- Born: 1963 (age 62–63)
- Other name: Jie Si
- Education: Tsinghua University (BS, MS); University of Notre Dame (PhD);
- Honors: IEEE Fellow
- Scientific career
- Institutions: Arizona State University
- Thesis: Analysis and Synthesis of Discrete-Time Recurrent Neural Networks With High Order Nonlinearities (1992)
- Doctoral advisor: Anthony N. Michel

= Jennie Si =

Chinese-American electrical engineer

Jennie Si (born 1963, also published as Jie Si) is a Chinese and American electrical engineer and computer scientist whose research involves approximate dynamic programming in control theory, neural networks, reinforcement learning, and wearable robotics.

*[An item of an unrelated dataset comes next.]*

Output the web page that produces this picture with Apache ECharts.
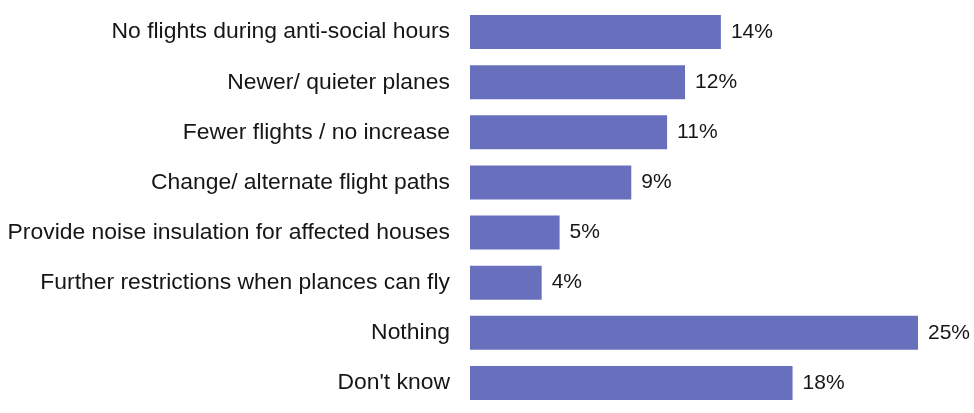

She is a professor in the School of Electrical, Computer and Energy Engineering at Arizona State University.

==Education and career==
Si was a student at Tsinghua University, where she received a bachelor's degree in 1985 and a master's degree in 1988. She completed her Ph.D. at the University of Notre Dame in 1992, with the dissertation Analysis and Synthesis of Discrete-Time Recurrent Neural Networks With High Order Nonlinearities supervised by Anthony N. Michel.

She joined Arizona State University as an assistant professor of electrical engineering in 1991, and was promoted to full professor in 2000.

==Recognition==
Si was named as an IEEE Fellow in 2008, "for contributions to approximate dynamic programming, and to the analysis and synthesis of neural networks".